For all the years I read Nancy Drew, and well beyond, I thought she, Nancy Drew herself, was the author. This was before I noticed anything like third person narration and ‘Carolyn’ and ‘Keene’ were just words on the cover. At one point my greatest ambition was to become a blonde detective who wrote novels.
Then I grew up and at some dinner party or wherever such things are revealed I was horrified to learn that ‘Carolyn’ and ‘Keene’ was the author.
Then I grew up some more (this time only very recently, in the last month or so) and learned that even Carolyn Keene was a sham, that the Nancy Drew books were written by a posse of writers employed by a syndicate—all under the pseudonym of Carolyn Keene—each of them receiving $125 per book.
Not a small shock to the system, this.
I’ve kept a handful of the series, I’m not sure why, and flipping through them I wonder—because I don’t read much YA—how much and in what way books for kids have changed. For instance, Nancy Drew is eighteen in the first book, ancient really, considering we were reading this in grade four or five. And her friend, Helen Corning, is three years older… twenty-one. Does this still happen? Are books with eighteen year old protagonists who have friends that are the legal drinking age written for nine and ten year olds? I’m not saying they shouldn’t be… although it does seem a little odd, but just wondering how and what and why things have changed.

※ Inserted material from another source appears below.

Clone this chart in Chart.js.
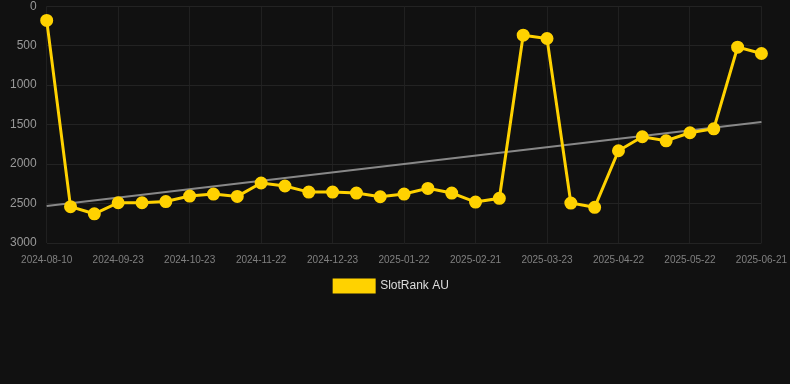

What do ten year old girls read today?
Who are their literary heros?
◊
Nancy Drew began peeling off her garden gloves as she ran up the porch steps and into the hall to answer the ringing telephone. She picked it up and said, “Hello!”
“Hi, Nancy! This is Helen.” Although Helen Corning was nearly three years older than Nancy, the two girls were close friends.
“Are you tied up on a case?” Helen asked.
“No. What’s up? A mystery?”
“Yes—a haunted house.”
Nancy sat down on the chair by the telephone. “Tell me more!” the eighteen-year-old detective begged excitedly.
“You’ve heard me speak of my Aunt Rosemary,” Helen began. “Since becoming a widow, she has lived wither her mother at Twin Elms, the old family mansion out in Cliffwood. Well, I went to see them yesterday. They said that many strange, mysterious things have been happening there recently. I told them how good you are at solving mysteries, and they’d like you to come out to Twin Elms and help them.” Helen paused, out of breath.
“It certainly sounds intriguing,” Nancy replied, her eyes dancing.
“If you’re not busy, Aunt Rosemary and I would like to come over in about an hour and talk to you about the ghost.”
“I can’t wait.”
After Nancy had put down the phone, she sat lost in thought for several minutes. Since solving The Secret of the Old Clock, she had longed for another case. Here was her chance!
~from The Hidden Staircase, Nancy Drew Mystery Stories, by Carolyn Keene
Oh Ms. Magtree, if only you knew how deep the secrets run of so many YA “authors”.
Frank W. Dixon wrote “The Hardy Boys” (I confess to preferring the boys to the girls so Nancy was an occasional read). And the author who ghost-wrote no less than 20 (or 21 but you will have to see my play about that controversy) of the Hardy Boys books for the Stratemeyer Syndicate lived in Durham Region. Whitby, Ontario, in fact. An Academy Award nominee, prolific journalist and screenwriter and documentary film maker, Leslie McFarlane even had a Durham school named for him but, alas and alack, here is another sad truth about “acclaimed” writers.
They tore down the school and renamed it for an astronaut. A woman no less. Which is lovely but where does that leave our old friend, Leslie?
It’s a mystery, isn’t it? I’d ask Frank and Joe Hardy to team up with Nancy to solve why writers are so easily tossed aside and their honours disassembled, brick by brick but…I suppose those kids have bigger puzzles to solve.
Holy moly. Really? The Hardy Boy guy, or one of them, lived in Whitby? Fascinating. And what do you mean I’ll have to see your play [about the controversy]? What play? Where do I get tickets?? :))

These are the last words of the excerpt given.